───── DATA EXCERPT

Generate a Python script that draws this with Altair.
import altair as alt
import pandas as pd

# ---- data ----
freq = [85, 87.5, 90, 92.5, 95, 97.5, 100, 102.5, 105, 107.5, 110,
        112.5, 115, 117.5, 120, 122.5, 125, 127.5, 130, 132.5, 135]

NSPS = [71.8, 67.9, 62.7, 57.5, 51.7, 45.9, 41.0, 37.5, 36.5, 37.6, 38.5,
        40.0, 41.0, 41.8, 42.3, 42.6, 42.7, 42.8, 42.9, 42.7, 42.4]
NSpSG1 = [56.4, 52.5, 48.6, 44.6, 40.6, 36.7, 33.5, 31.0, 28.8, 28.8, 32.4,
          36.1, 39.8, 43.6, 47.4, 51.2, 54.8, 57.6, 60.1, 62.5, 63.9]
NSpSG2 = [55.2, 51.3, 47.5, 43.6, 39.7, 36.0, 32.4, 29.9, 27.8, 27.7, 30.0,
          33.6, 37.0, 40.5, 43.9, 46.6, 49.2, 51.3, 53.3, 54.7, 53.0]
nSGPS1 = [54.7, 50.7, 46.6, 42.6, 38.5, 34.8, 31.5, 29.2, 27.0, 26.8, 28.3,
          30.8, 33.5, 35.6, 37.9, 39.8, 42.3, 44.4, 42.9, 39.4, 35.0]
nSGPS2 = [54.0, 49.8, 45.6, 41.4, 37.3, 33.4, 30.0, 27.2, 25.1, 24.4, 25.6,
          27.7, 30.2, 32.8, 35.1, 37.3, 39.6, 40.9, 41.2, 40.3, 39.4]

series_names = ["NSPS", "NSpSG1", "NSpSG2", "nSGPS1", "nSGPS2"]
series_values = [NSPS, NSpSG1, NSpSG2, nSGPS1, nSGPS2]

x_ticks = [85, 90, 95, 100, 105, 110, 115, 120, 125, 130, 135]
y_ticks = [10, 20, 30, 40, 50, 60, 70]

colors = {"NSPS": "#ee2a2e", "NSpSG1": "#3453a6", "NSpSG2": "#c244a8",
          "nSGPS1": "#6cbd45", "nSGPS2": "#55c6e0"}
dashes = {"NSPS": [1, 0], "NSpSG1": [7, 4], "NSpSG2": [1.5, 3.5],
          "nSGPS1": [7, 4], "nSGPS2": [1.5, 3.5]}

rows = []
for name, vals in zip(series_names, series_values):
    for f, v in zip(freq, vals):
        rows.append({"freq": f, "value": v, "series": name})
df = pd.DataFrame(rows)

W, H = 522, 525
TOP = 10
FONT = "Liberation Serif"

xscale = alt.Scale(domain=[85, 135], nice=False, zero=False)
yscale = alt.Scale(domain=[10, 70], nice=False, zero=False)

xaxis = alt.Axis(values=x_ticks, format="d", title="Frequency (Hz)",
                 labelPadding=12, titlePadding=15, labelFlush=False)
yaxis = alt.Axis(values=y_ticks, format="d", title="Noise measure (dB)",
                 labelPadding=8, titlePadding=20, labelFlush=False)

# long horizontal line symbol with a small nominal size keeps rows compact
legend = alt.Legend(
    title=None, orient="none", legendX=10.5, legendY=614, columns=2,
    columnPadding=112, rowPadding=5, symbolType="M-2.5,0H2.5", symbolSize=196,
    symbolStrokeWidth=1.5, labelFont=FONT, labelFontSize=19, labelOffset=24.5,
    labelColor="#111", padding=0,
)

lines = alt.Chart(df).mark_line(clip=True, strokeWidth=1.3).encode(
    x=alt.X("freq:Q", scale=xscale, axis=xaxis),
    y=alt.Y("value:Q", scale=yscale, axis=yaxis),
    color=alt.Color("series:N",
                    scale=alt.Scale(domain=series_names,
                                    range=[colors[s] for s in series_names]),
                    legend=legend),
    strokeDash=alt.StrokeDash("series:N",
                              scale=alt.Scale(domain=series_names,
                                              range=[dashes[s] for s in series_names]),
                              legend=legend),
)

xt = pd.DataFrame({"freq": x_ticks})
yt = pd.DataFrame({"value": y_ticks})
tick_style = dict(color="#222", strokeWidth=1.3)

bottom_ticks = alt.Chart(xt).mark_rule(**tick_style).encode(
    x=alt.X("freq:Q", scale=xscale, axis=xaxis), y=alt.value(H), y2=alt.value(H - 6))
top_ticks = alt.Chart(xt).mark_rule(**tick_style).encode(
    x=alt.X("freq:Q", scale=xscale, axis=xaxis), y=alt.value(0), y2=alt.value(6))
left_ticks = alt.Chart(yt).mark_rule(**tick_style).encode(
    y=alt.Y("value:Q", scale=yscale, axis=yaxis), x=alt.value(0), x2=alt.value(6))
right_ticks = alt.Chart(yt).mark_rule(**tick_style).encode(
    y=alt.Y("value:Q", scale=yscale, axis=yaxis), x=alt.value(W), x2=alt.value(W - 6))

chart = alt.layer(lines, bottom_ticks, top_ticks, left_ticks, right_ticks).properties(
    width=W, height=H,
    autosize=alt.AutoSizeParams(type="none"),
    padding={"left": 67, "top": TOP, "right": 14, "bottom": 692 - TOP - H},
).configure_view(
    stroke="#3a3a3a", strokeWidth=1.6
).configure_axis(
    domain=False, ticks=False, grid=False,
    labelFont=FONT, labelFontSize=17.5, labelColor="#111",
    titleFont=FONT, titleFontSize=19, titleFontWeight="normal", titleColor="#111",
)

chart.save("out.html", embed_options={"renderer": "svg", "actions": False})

──────────

YOUR TASK: What are the exact lines from the beginning of the material through the line containing "112.5, 115, 117.5, 120, 122.5, 125, 127.5, 130, 132.5, 135]"? Write out those lines alone.

RESPONSE TO THE EXERCISE:
Generate a Python script that draws this with Altair.
import altair as alt
import pandas as pd

# ---- data ----
freq = [85, 87.5, 90, 92.5, 95, 97.5, 100, 102.5, 105, 107.5, 110,
        112.5, 115, 117.5, 120, 122.5, 125, 127.5, 130, 132.5, 135]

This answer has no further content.